While some of the leading players have stumbled into the New Year, Pete Sampras has taken to it with gusto. The third seed followed his success in the New South Wales Open in Sydney last week by swatting Germany's Carl-Uwe Steeb, 6-1, 6-2, 6-1 in only 75 minutes.
Stefan Edberg marked his 27th birthday by advancing to the second round with a 6-4, 6-4, 6-4 win against Leonardo Lavalle, of Mexico. Michael Chang found Britain's Chris Bailey a handy target in his opening match here, winning 6-3, 6-1, 6-1.
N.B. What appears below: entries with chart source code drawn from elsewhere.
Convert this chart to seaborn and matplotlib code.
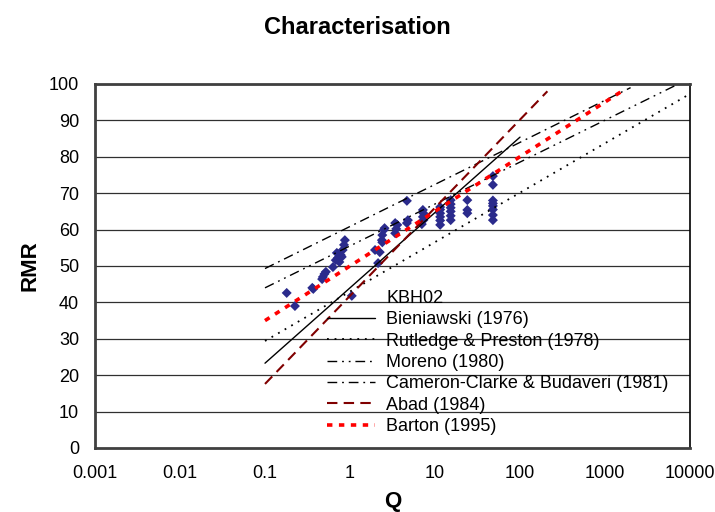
import matplotlib
matplotlib.use("Agg")
import matplotlib.pyplot as plt
import seaborn as sns
import pandas as pd
from matplotlib.lines import Line2D

# ---- data ----
kbh_q = [0.18, 0.225, 0.37, 0.36, 0.47, 0.48, 0.50, 0.52, 0.63, 0.68, 0.72, 0.75,
         0.78, 0.82, 0.85, 0.87, 0.70, 0.80, 1.05, 1.97, 2.14, 2.24, 2.37, 2.40,
         2.50, 2.55, 2.40, 3.4, 3.5, 3.6, 3.4, 4.67, 4.8, 4.67, 7.2, 7.3, 7.2, 7.3, 7.0,
         11.5, 11.5, 11.5, 11.5, 11.5, 11.5,
         15.3, 15.3, 15.3, 15.3, 15.3, 15.3,
         24, 24, 24,
         48, 48, 48, 48, 48, 48, 48, 48]
kbh_rmr = [42.6, 39.0, 43.7, 44.0, 46.4, 47.0, 47.8, 48.4, 49.7, 51.6, 52.2, 51.1,
           53.0, 54.4, 55.8, 57.1, 53.6, 52.5, 41.8, 54.4, 50.8, 53.8, 57.1, 58.5,
           59.9, 60.4, 56.5, 59.0, 60.2, 61.3, 61.8, 61.8, 62.6, 67.9, 63.5, 64.5, 65.4, 62.6, 61.5,
           61.3, 62.5, 63.5, 64.5, 65.5, 66.2,
           62.6, 63.8, 65.0, 66.0, 67.0, 68.1,
           64.5, 65.4, 68.1,
           62.6, 64.0, 65.5, 66.5, 67.2, 68.0, 72.3, 74.7]

bieniawski_q = [0.1, 100]
bieniawski_rmr = [23.3, 85.4]
rutledge_q = [0.1, 10000]
rutledge_rmr = [29.4, 97.3]
moreno_q = [0.1, 7300]
moreno_rmr = [44.0, 100.0]
cameron_q = [0.1, 2000]
cameron_rmr = [49.3, 99.0]
abad_q = [0.1, 210]
abad_rmr = [17.6, 98.0]
barton_q = [0.1, 1700]
barton_rmr = [35.0, 98.5]

x_ticks = [0.001, 0.01, 0.1, 1, 10, 100, 1000, 10000]
x_labels = ["0.001", "0.01", "0.1", "1", "10", "100", "1000", "10000"]
y_ticks = list(range(0, 101, 10))

sns.set_theme(style="white")
plt.rcParams['font.family'] = ['Liberation Sans', 'DejaVu Sans']
plt.rcParams['text.color'] = 'black'
plt.rcParams['axes.labelcolor'] = 'black'

fig = plt.figure(figsize=(7.15, 5.12), dpi=100)
ax = fig.add_axes([95/715, 1-448/512, (690-95)/715, (448-84)/512])

# gridlines
for yv in y_ticks[1:]:
    ax.axhline(yv, color='#303030', lw=0.9, zorder=0)

kbh_df = pd.DataFrame({"Q": kbh_q, "RMR": kbh_rmr})
sns.scatterplot(data=kbh_df, x="Q", y="RMR", ax=ax, marker='D', s=26,
                color='#2b2b8c', edgecolor='none', linewidth=0, zorder=2, legend=False)

line_specs = [
    ("Bieniawski (1976)", bieniawski_q, bieniawski_rmr, 'black', 1.0, '-'),
    ("Rutledge & Preston (1978)", rutledge_q, rutledge_rmr, 'black', 1.3, (0, (1, 3.2))),
    ("Moreno (1980)", moreno_q, moreno_rmr, 'black', 1.0, (0, (7, 3.5, 1.3, 3.5, 1.3, 3.5))),
    ("Cameron-Clarke & Budaveri (1981)", cameron_q, cameron_rmr, 'black', 1.0, (0, (7, 3.5, 1.3, 3.5))),
    ("Abad (1984)", abad_q, abad_rmr, '#800000', 1.5, (0, (5, 3))),
    ("Barton (1995)", barton_q, barton_rmr, '#ff0000', 2.6, (0, (1.5, 1.8))),
]
handles = [Line2D([], [], linestyle='none', marker=None)]
labels = ["KBH02"]
for name, qs, rs, col, lw, ls in line_specs:
    df = pd.DataFrame({"Q": qs, "RMR": rs})
    sns.lineplot(data=df, x="Q", y="RMR", ax=ax, color=col, lw=lw, linestyle=ls,
                 zorder=3, legend=False, estimator=None, sort=False)
    handles.append(Line2D([], [], color=col, lw=lw, linestyle=ls))
    labels.append(name)

ax.set_xscale('log')
ax.set_xlim(0.001, 10000)
ax.set_ylim(0, 100)
ax.set_xticks(x_ticks)
ax.set_xticklabels(x_labels)
ax.minorticks_off()
ax.set_yticks(y_ticks)
ax.tick_params(axis='both', which='major', direction='out', length=4.5, width=1.5,
               color='#404040', labelsize=13, labelcolor='black')
ax.tick_params(axis='y', pad=7)
ax.tick_params(axis='x', pad=8)

for side in ['left', 'bottom', 'top']:
    ax.spines[side].set_color('#404040')
    ax.spines[side].set_linewidth(2)
ax.spines['right'].set_color('black')
ax.spines['right'].set_linewidth(1.2)

ax.set_xlabel("Q", fontsize=16, fontweight='bold', labelpad=6)
ax.set_ylabel("RMR", fontsize=16, fontweight='bold', labelpad=6)

fig.text(0.5, 1-27/512, "Characterisation", ha='center', va='center',
         fontsize=17, fontweight='bold')

leg = ax.legend(handles, labels, loc='upper left', frameon=False,
                bbox_to_anchor=(327/715, 1-290/512), bbox_transform=fig.transFigure,
                fontsize=13, handlelength=2.67, handletextpad=0.6,
                labelspacing=0.24, borderaxespad=0, borderpad=0)

fig.savefig("out.png", dpi=100)
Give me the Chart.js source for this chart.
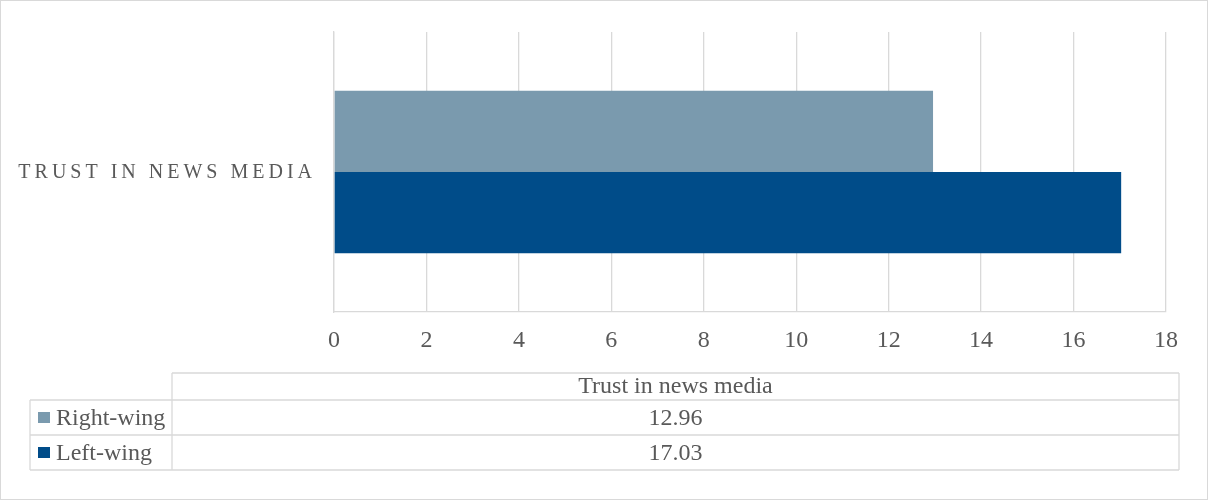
<!DOCTYPE html>
<html lang="en">
<head>
    <meta charset="UTF-8">
    <title>Trust in news media</title>
    <script src="https://cdn.jsdelivr.net/npm/chart.js"></script>
    <style>
        body { margin: 0; background: #fff; }
        #wrap { width: 1208px; height: 500px; box-sizing: border-box; border: 1px solid #d9d9d9; }
        canvas { display: block; }
    </style>
</head>
<body>
    <div id="wrap">
        <canvas id="trustChart" width="1206" height="498"></canvas>
    </div>

    <script>
        const categories = ['Trust in news media'];
        const seriesNames = ['Right-wing', 'Left-wing'];
        const rightWing = [12.96];
        const leftWing = [17.03];
        const seriesColors = ['#7a9aae', '#004c89'];
        const xMin = 0, xMax = 18, xStep = 2;

        const textColor = '#595959';
        const lineColor = '#d9d9d9';
        const fontFamily = '"Liberation Serif", "Times New Roman", serif';

        // category label (spaced caps) and the data table under the axis
        const tablePlugin = {
            id: 'dataTable',
            afterDraw(chart) {
                const ctx = chart.ctx;
                const yScale = chart.scales.y;
                ctx.save();

                ctx.fillStyle = textColor;
                ctx.font = '20px ' + fontFamily;
                ctx.letterSpacing = '4px';
                ctx.textAlign = 'right';
                ctx.textBaseline = 'alphabetic';
                categories.forEach((c, i) => {
                    ctx.fillText(c.toUpperCase(), yScale.right - 18, yScale.getPixelForTick(i) + 6);
                });
                ctx.letterSpacing = '0px';

                const left = 29, split = 171, right = 1178;
                const rows = [372, 399, 434, 469];
                ctx.strokeStyle = lineColor;
                ctx.lineWidth = 1.3;
                ctx.beginPath();
                ctx.moveTo(split, rows[0]); ctx.lineTo(right, rows[0]);
                for (let r = 1; r < rows.length; r++) {
                    ctx.moveTo(left, rows[r]); ctx.lineTo(right, rows[r]);
                }
                ctx.moveTo(split, rows[0]); ctx.lineTo(split, rows[3]);
                ctx.moveTo(right, rows[0]); ctx.lineTo(right, rows[3]);
                ctx.moveTo(left, rows[1]); ctx.lineTo(left, rows[3]);
                ctx.stroke();

                const mid = (split + right) / 2;
                ctx.font = '24px ' + fontFamily;
                ctx.textAlign = 'center';
                ctx.fillText(categories[0], mid, rows[1] - 7);

                chart.data.datasets.forEach((ds, i) => {
                    const base = rows[i + 2] - 10;
                    ctx.fillStyle = ds.backgroundColor;
                    ctx.fillRect(37, base - 13, 12, 11);
                    ctx.fillStyle = textColor;
                    ctx.textAlign = 'left';
                    ctx.fillText(ds.label, 55, base);
                    ctx.textAlign = 'center';
                    ctx.fillText(ds.data[0].toFixed(2), mid, base);
                });
                ctx.restore();
            }
        };

        const chart = new Chart(document.getElementById('trustChart'), {
            type: 'bar',
            data: {
                labels: categories,
                datasets: [
                    { label: seriesNames[0], data: rightWing, backgroundColor: seriesColors[0] },
                    { label: seriesNames[1], data: leftWing, backgroundColor: seriesColors[1] }
                ]
            },
            options: {
                indexAxis: 'y',
                responsive: false,
                animation: false,
                events: [],
                layout: { padding: { left: 0, right: 41, top: 31, bottom: 0 } },
                datasets: { bar: { categoryPercentage: 0.58, barPercentage: 1 } },
                plugins: { legend: { display: false }, tooltip: { enabled: false } },
                scales: {
                    x: {
                        min: xMin,
                        max: xMax,
                        ticks: {
                            stepSize: xStep,
                            color: textColor,
                            padding: 14,
                            font: { family: fontFamily, size: 24 }
                        },
                        grid: { color: lineColor, lineWidth: 1.3, drawTicks: false },
                        border: { display: true, color: lineColor, width: 1.3 },
                        afterFit(scale) { scale.height = 187; }
                    },
                    y: {
                        ticks: { display: false },
                        grid: { display: false, drawTicks: false },
                        border: { display: true, color: lineColor, width: 1.3 },
                        afterFit(scale) { scale.width = 333; }
                    }
                }
            },
            plugins: [tablePlugin]
        });
    </script>
</body>
</html>
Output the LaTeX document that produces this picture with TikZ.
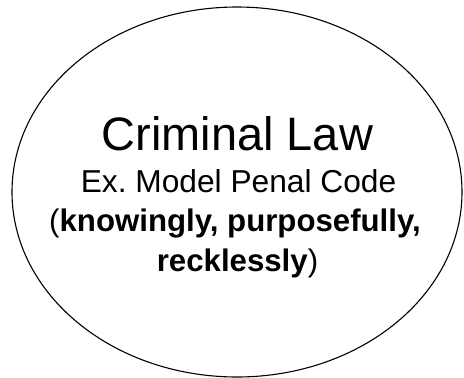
\documentclass[tikz,border=0pt]{standalone}
\usepackage{fontspec}
\setmainfont{Liberation Sans}
\usepackage{tikz}
\usetikzlibrary{shapes.geometric}

\begin{document}
\begin{tikzpicture}[x=1pt, y=-1pt, every node/.style={inner sep=0pt, anchor=base}]
\useasboundingbox (0,0) rectangle (464,378);
\node[draw, ellipse, line width=1.1pt, minimum width=450pt, minimum height=370pt, anchor=center] (law) at (237,192) {};
\node (title) at (237.5,150) {\fontsize{46.9}{56}\selectfont Criminal Law};
\node (example) at (238.5,192.5) {\fontsize{31.7}{38}\selectfont Ex.\ Model Penal Code};
\node (mens) at (235,231.5) {\fontsize{31.2}{38}\selectfont (\textbf{knowingly, purposefully,}};
\node (mens2) at (237.5,271) {\fontsize{31.2}{38}\selectfont \textbf{recklessly})};
\end{tikzpicture}
\end{document}
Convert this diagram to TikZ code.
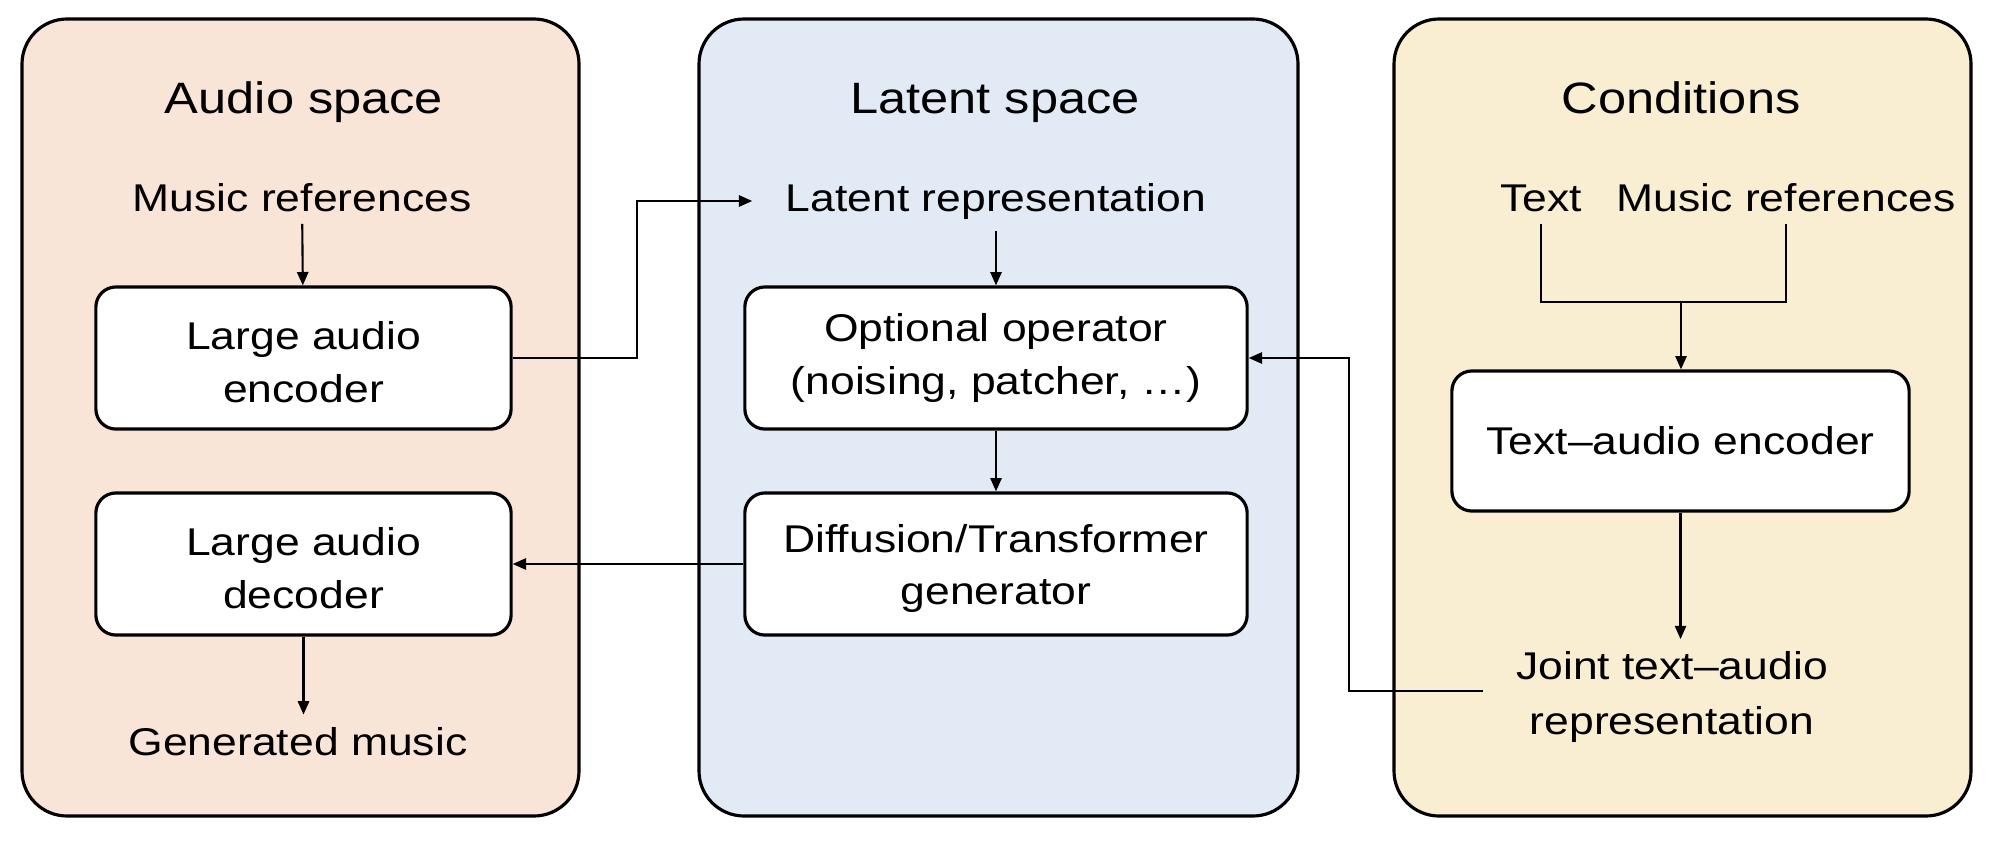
\documentclass[tikz,border=0pt]{standalone}
\usepackage{fontspec}
\setmainfont{Liberation Sans}[FakeStretch=1.15]
\usetikzlibrary{positioning,arrows.meta}
\definecolor{audiobg}{RGB}{249,228,216}
\definecolor{latentbg}{RGB}{226,234,245}
\definecolor{condbg}{RGB}{250,238,210}
\tikzset{
  panel/.style={draw=black, line width=0.9pt, rounded corners=0.45cm},
  block/.style={draw=black, fill=white, line width=0.9pt, rounded corners=0.2cm,
    align=center, inner sep=0pt, font=\fontsize{11}{15}\selectfont},
  txt/.style={align=center, font=\fontsize{11}{15.6}\selectfont},
  heading/.style={anchor=base, font=\fontsize{12.5}{15}\selectfont},
  wire/.style={line width=0.6pt},
  link/.style={line width=0.6pt, -{Triangle[length=3.8pt,width=3.2pt]}}
}
\begin{document}
\begin{tikzpicture}[x=0.01cm,y=-0.01cm]
  \useasboundingbox (0,0) rectangle (2000,842);
  \draw[panel,fill=audiobg] (22,19) rectangle (579,816);
  \draw[panel,fill=latentbg] (699,19) rectangle (1298,816);
  \draw[panel,fill=condbg] (1394,19) rectangle (1971,816);

  \node[heading] (audiot) at (304,113) {Audio space};
  \node[heading] (latentt) at (995,113) {Latent space};
  \node[heading] (condt) at (1681,113) {Conditions};

  \node[txt,anchor=base] (amref) at (302,211) {Music references};
  \node[block,minimum width=4.15cm,minimum height=1.42cm] (enc) at (303.5,358) {\strut Large audio\\encoder};
  \node[block,minimum width=4.15cm,minimum height=1.42cm] (dec) at (303.5,564) {\strut Large audio\\decoder};
  \node[txt,anchor=base] (gen) at (298,755) {Generated music};

  \node[txt,anchor=base] (lrep) at (996,211) {Latent representation};
  \node[block,minimum width=5.02cm,minimum height=1.42cm] (opt) at (996,358) {Optional operator\\(noising, patcher, …)};
  \node[block,minimum width=5.02cm,minimum height=1.42cm] (diff) at (996,564) {\strut Diffusion/Transformer\\generator};

  \node[txt,anchor=base] (ctext) at (1541,211) {Text};
  \node[txt,anchor=base] (cref) at (1786,211) {Music references};
  \coordinate (merge) at (1681,302);
  \node[block,minimum width=4.57cm,minimum height=1.40cm] (tae) at (1680.5,441) {Text–audio encoder};
  \node[txt] (joint) at (1672,697) {Joint text–audio\\representation};

  \draw[link] (amref) -- (enc);
  \draw[link] (enc.east) -- ++(124,0) |- ([xshift=-6pt]lrep.west);
  \draw[link] (lrep) -- (lrep |- opt.north);
  \draw[link] (opt) -- (diff);
  \draw[link] (diff.west) -- (dec.east);
  \draw[link] (dec.south) -- (dec.south |- gen.north);
  \draw[wire] (ctext.south) |- (merge) -| (cref.south);
  \draw[link] (merge) -- (merge |- tae.north);
  \draw[link] (tae.south) -- (tae.south |- joint.north);
  \draw[link] ([xshift=-6pt,yshift=1.7pt]joint.west) -- ++(-134,0) |- (opt.east);
\end{tikzpicture}
\end{document}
The women's singles draw continued to be shock-proof on day two, with Steffi Graf, Jennifer Capriati and Aranxta Sanchez Vicario heading a list of comprehensive first-round winners. Only Gabriela Sabatini encountered a degree of difficulty, almost being taken to a third set before defeating America's Chanda Rubin, 6-1, 7-5.
Capriati defeated Linda Harvey-Wild 6-0, 6-1. Graf beat Nathalie Herreman, a French qualifier, 6-2, 6-2 and Sanchez Vicario began with a 6-2, 6-3 win against France's Noelle Van Lottum.
Clare Wood, a British qualifier, was unable to add to Monique Javer's first-round victory, losing a keenly contested match with Germany's Barbara Rittner, 7-5, 6-3. Javer earned a second round match against the sixth seed, Conchita Martinez, by defeating America's Carrie Cunningham, 6-3, 6-1.
Monica Seles is usually the one to be found discussing a latest fashion fad. Yesterday it was Graf, explaining how much she had enjoyed wearing a high-neck aerobics-style bodysuit under her tennis outfit. 'I don't intend to put it on when it's 35 degrees on court,' she added, evidently keener to be a Barbie than a barbie.